TO BE DONE:
List every line in this data where the string "chart" occurs.

COLLECTED MATERIAL:
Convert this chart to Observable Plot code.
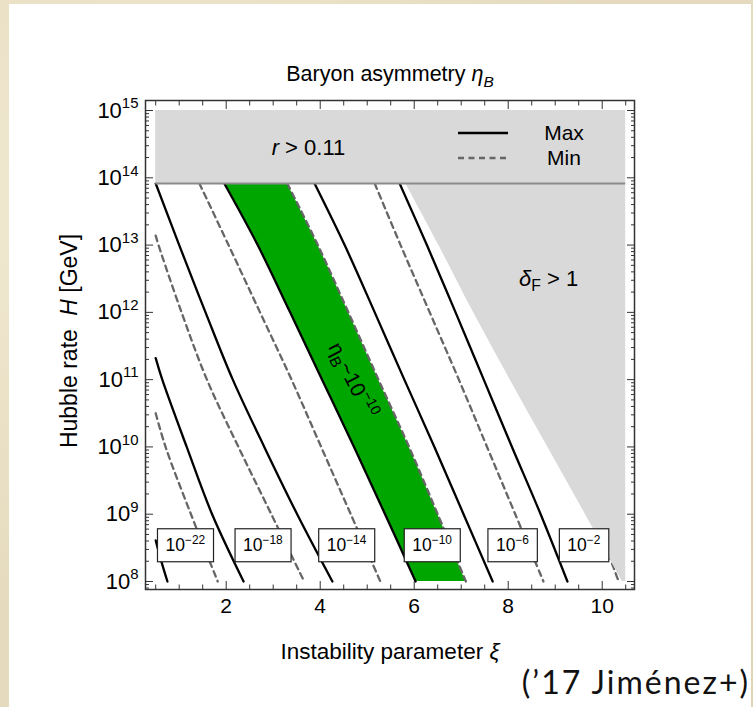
<!DOCTYPE html>
<html><head><meta charset="utf-8">
<script src="https://cdn.jsdelivr.net/npm/d3@7"></script>
<script src="https://cdn.jsdelivr.net/npm/@observablehq/plot@0.6"></script>
<style>
html,body{margin:0;padding:0;}
body{width:753px;height:707px;overflow:hidden;position:relative;
  background:#e5dabd;
  background-image:
    radial-gradient(ellipse at 20% 30%, rgba(255,250,235,0.5), rgba(0,0,0,0) 60%),
    radial-gradient(ellipse at 80% 70%, rgba(210,195,160,0.5), rgba(0,0,0,0) 60%);}
#panel{position:absolute;left:9px;top:4px;width:742px;height:703px;background:#fff;}
#chart{position:absolute;left:0;top:0;}
#caption{position:absolute;right:3px;top:662px;font-family:Lato,'Open Sans',sans-serif;font-size:32px;color:#111;letter-spacing:2px;}
</style></head>
<body>
<div id="panel"></div>
<div id="chart"></div>
<div id="caption">(’17 Jiménez+)</div>
<script>
// ---------- data ----------
// each curve: [xi, log10(H/GeV)]
const eta22Max = [[0.50, 8.61], [0.62, 8.30], [0.75, 8.00]];
const eta22Min = [[0.50, 10.50], [0.71, 10.00], [1.25, 9.00], [1.82, 8.00]];
const eta18Max = [[0.50, 11.32], [0.64, 11.00], [1.16, 10.00], [1.70, 9.00], [2.37, 8.00]];
const eta18Min = [[0.50, 13.14], [0.56, 13.00], [1.05, 12.00], [1.59, 11.00], [2.26, 10.00], [2.96, 9.00], [3.66, 8.00]];
const eta14Max = [[0.50, 13.915], [1.00, 13.00], [1.56, 12.00], [2.14, 11.00], [2.81, 10.00], [3.51, 9.00], [4.26, 8.00]];
const eta14Min = [[1.43, 13.915], [2.05, 13.00], [2.72, 12.00], [3.39, 11.00], [4.02, 10.00], [4.65, 9.00], [5.28, 8.00]];
const eta10Max = [[1.96, 13.915], [2.67, 13.00], [3.36, 12.00], [4.04, 11.00], [4.72, 10.00], [5.38, 9.00], [6.03, 8.00]];
const eta10Min = [[3.30, 13.915], [3.95, 13.00], [4.60, 12.00], [5.24, 11.00], [5.89, 10.00], [6.50, 9.00], [7.10, 8.00]];
const eta6Max  = [[3.88, 13.915], [4.52, 13.00], [5.16, 12.00], [5.79, 11.00], [6.43, 10.00], [7.05, 9.00], [7.67, 8.00]];
const eta6Min  = [[5.16, 13.915], [5.71, 13.00], [6.33, 12.00], [6.95, 11.00], [7.55, 10.00], [8.15, 9.00], [8.75, 8.00]];
const eta2Max  = [[5.69, 13.915], [6.27, 13.00], [6.88, 12.00], [7.48, 11.00], [8.08, 10.00], [8.69, 9.00], [9.26, 8.00]];
const eta2Min  = [[6.96, 13.915], [8.16, 12.00], [9.28, 10.00], [10.35, 8.00]];
// delta_F > 1 boundary
const deltaFEdge = [[5.82, 13.915], [6.52, 13.00], [7.26, 12.00], [8.04, 11.00], [8.84, 10.00], [9.64, 9.00], [10.43, 8.00]];
const xiMin = 0.5, xiMax = 10.5;
const logHr = 13.915;      // r > 0.11 bound
const logHTop = 15, logHBottom = 8;

const boxLabels = ["10^{\u221222}", "10^{\u221218}", "10^{\u221214}", "10^{\u221210}", "10^{\u22126}", "10^{\u22122}"];
const boxXi = [1.13, 2.78, 4.56, 6.38, 8.09, 9.61];
const boxLogH = 8.53;

const annoText = ["*r* > 0.11", "*\u03b4*_{F} > 1"];
const annoXi = [3.75, 8.86];
const annoLogH = [14.45, 12.5];

const bandLabel = "\u03b7_{B}~10^{\u221210}";
const bandLabelXi = 4.69, bandLabelLogH = 10.99;

const xTicks = [2, 4, 6, 8, 10];
const xMinor = [0.5, 1, 1.5, 2.5, 3, 3.5, 4.5, 5, 5.5, 6.5, 7, 7.5, 8.5, 9, 9.5, 10.5];
const yExps = [8, 9, 10, 11, 12, 13, 14, 15];
const yMinorMult = [2, 3, 4, 5, 6, 7, 8, 9];

const legendItems = ["Max", "Min"];

// ---------- tables ----------
const maxCurves = [eta22Max, eta18Max, eta14Max, eta10Max, eta6Max, eta2Max];
const minCurves = [eta22Min, eta18Min, eta14Min, eta10Min, eta6Min, eta2Min];
const toRows = (curves) => curves.flatMap((c, k) => c.map(([xi, lh]) => ({xi, H: 10 ** lh, id: k})));
const maxRows = toRows(maxCurves);
const minRows = toRows(minCurves);
const band = eta10Max.map((p, i) => ({H: 10 ** p[1], x1: p[0], x2: eta10Min[i][0]}));
const dF = deltaFEdge.map(([xi, lh]) => ({H: 10 ** lh, x1: xi, x2: xiMax}));
const yMajor = yExps.map(e => 10 ** e);
const yMinor = [7, ...yExps].flatMap(e => yMinorMult.map(m => m * 10 ** e)).filter(v => v > 10 ** 7.9 && v < 10 ** 15.1);

const GREEN = "#00a600", GRAY = "#d9d9d9", DASH = "#666666";

const plot = Plot.plot({
  width: 753, height: 707,
  marginLeft: 145, marginRight: 119, marginTop: 100, marginBottom: 118,
  style: {background: "transparent", fontFamily: "'Liberation Sans', Arial, sans-serif", fontSize: "21px", color: "#000", overflow: "visible"},
  x: {domain: [0.283, 10.687]},
  y: {type: "log", domain: [10 ** 7.881, 10 ** 15.149]},
  marks: [
    Plot.areaX(band, {y: "H", x1: "x1", x2: "x2", fill: GREEN, curve: "catmull-rom"}),
    Plot.line(minRows, {x: "xi", y: "H", z: "id", stroke: DASH, strokeWidth: 2.3, strokeDasharray: "6,4.5", curve: "catmull-rom"}),
    Plot.line(maxRows, {x: "xi", y: "H", z: "id", stroke: "#000", strokeWidth: 2.3, curve: "catmull-rom"}),
    Plot.areaX(dF, {y: "H", x1: "x1", x2: "x2", fill: GRAY, curve: "catmull-rom"}),
    Plot.rect([0], {x1: xiMin, x2: xiMax, y1: 10 ** logHr, y2: 10 ** logHTop, fill: GRAY}),
    Plot.ruleY([10 ** logHr], {x1: xiMin, x2: xiMax, stroke: "#8c8c8c", strokeWidth: 2}),
    Plot.text(annoText, {x: (d, i) => annoXi[i], y: (d, i) => 10 ** annoLogH[i], text: d => d, fontSize: 22}),
    Plot.text([bandLabel], {x: bandLabelXi, y: 10 ** bandLabelLogH, text: d => d, rotate: 63, fontSize: 21}),
    Plot.text(boxLabels, {x: (d, i) => boxXi[i], y: 10 ** boxLogH, text: d => d, fontSize: 17.5, ariaDescription: "boxlabel"}),
    // axes
    Plot.axisX({ticks: xTicks, tickSize: 0, tickPadding: 9, label: null}),
    Plot.axisX({ticks: xTicks, tickSize: 8, dy: -8, fill: "none", label: null, stroke: "#333"}),
    Plot.axisX({ticks: xMinor, tickSize: 4.5, dy: -4.5, fill: "none", label: null, stroke: "#333"}),
    Plot.axisX({anchor: "top", ticks: xTicks, tickSize: 8, dy: 8, fill: "none", label: null, stroke: "#333"}),
    Plot.axisX({anchor: "top", ticks: xMinor, tickSize: 4.5, dy: 4.5, fill: "none", label: null, stroke: "#333"}),
    Plot.axisY({ticks: yMajor, tickSize: 0, tickPadding: 7, fontSize: 22, tickFormat: d => `10^{${Math.round(Math.log10(d))}}`, label: null}),
    Plot.axisY({ticks: yMajor, tickSize: 8, dx: 8, fill: "none", label: null, stroke: "#333"}),
    Plot.axisY({ticks: yMinor, tickSize: 4, dx: 4, fill: "none", label: null, stroke: "#333"}),
    Plot.axisY({anchor: "right", ticks: yMajor, tickSize: 8, dx: -8, fill: "none", label: null, stroke: "#333"}),
    Plot.axisY({anchor: "right", ticks: yMinor, tickSize: 4, dx: -4, fill: "none", label: null, stroke: "#333"}),
    Plot.frame({stroke: "#333", strokeWidth: 1.5}),
    // titles
    Plot.text(["Baryon asymmetry *\u03b7*_[B]"], {frameAnchor: "top", dy: -26, lineAnchor: "middle", textAnchor: "middle", text: d => d, fontSize: 21.5}),
    Plot.text(["Instability parameter *\u03be*"], {frameAnchor: "bottom", dy: 62, lineAnchor: "middle", textAnchor: "middle", text: d => d, fontSize: 22.5}),
    Plot.text(["Hubble rate\u2002\u200a*H* [GeV]"], {frameAnchor: "left", dx: -76, dy: -4, rotate: -90, lineAnchor: "middle", textAnchor: "middle", text: d => d, fontSize: 23})
  ]
});

document.getElementById("chart").appendChild(plot);

// ---------- rich text (italics, sub/superscripts) ----------
const svgns = "http://www.w3.org/2000/svg";
function richify(el) {
  const s = el.textContent;
  if (!/[*_^]/.test(s)) return;
  const fs = parseFloat(getComputedStyle(el).fontSize) || 16;
  const re = /\*([^*]+)\*|_\{([^}]+)\}|_\[([^\]]+)\]|\^\{([^}]+)\}|([^*_^]+)/g;
  el.textContent = "";
  let cur = 0, m;
  while ((m = re.exec(s))) {
    let txt, shift = 0, size = null, italic = false;
    if (m[1] !== undefined) { txt = m[1]; italic = true; }
    else if (m[2] !== undefined) { txt = m[2]; shift = 0.25 * fs; size = 0.72 * fs; }
    else if (m[3] !== undefined) { txt = m[3]; shift = 0.25 * fs; size = 0.72 * fs; italic = true; }
    else if (m[4] !== undefined) { txt = m[4]; shift = -0.42 * fs; size = 0.68 * fs; }
    else txt = m[5];
    const t = document.createElementNS(svgns, "tspan");
    if (shift !== cur) t.setAttribute("dy", (shift - cur).toFixed(2));
    cur = shift;
    if (size) t.setAttribute("font-size", size.toFixed(2));
    if (italic) t.setAttribute("font-style", "italic");
    t.textContent = txt;
    el.appendChild(t);
  }
}
plot.querySelectorAll("text").forEach(richify);

// ---------- white boxes behind the eta labels ----------
plot.querySelectorAll('g[aria-description="boxlabel"] text').forEach(t => {
  const b = t.getBBox();
  const r = document.createElementNS(svgns, "rect");
  const padX = 8, h = 33, cy = b.y + b.height / 2 + 1;
  r.setAttribute("x", b.x - padX);
  r.setAttribute("y", cy - h / 2);
  r.setAttribute("width", b.width + 2 * padX);
  r.setAttribute("height", h);
  r.setAttribute("fill", "#fff");
  r.setAttribute("stroke", "#222");
  r.setAttribute("stroke-width", "1.2");
  if (t.getAttribute("transform")) r.setAttribute("transform", t.getAttribute("transform"));
  t.parentNode.insertBefore(r, t);
});

// ---------- legend (inside the r > 0.11 band) ----------
const xs = plot.scale("x"), ys = plot.scale("y");
const fr = {left: xs.range[0], right: xs.range[1], top: ys.range[1]};
const lg = d3.select(plot).append("g").attr("font-size", 21);
legendItems.forEach((name, i) => {
  const y = fr.top + 33 + i * 25;
  lg.append("line").attr("x1", fr.right - 176).attr("x2", fr.right - 126).attr("y1", y).attr("y2", y)
    .attr("stroke", i === 0 ? "#000" : DASH).attr("stroke-width", 2.3)
    .attr("stroke-dasharray", i === 0 ? null : "6,4.5");
  lg.append("text").attr("x", fr.right - 70).attr("y", y).attr("dy", "0.35em")
    .attr("text-anchor", "middle").text(name);
});
</script>
</body></html>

CORRECT OUTPUT:
Convert this chart to Observable Plot code.
#chart{position:absolute;left:0;top:0;}
<div id="chart"></div>
document.getElementById("chart").appendChild(plot);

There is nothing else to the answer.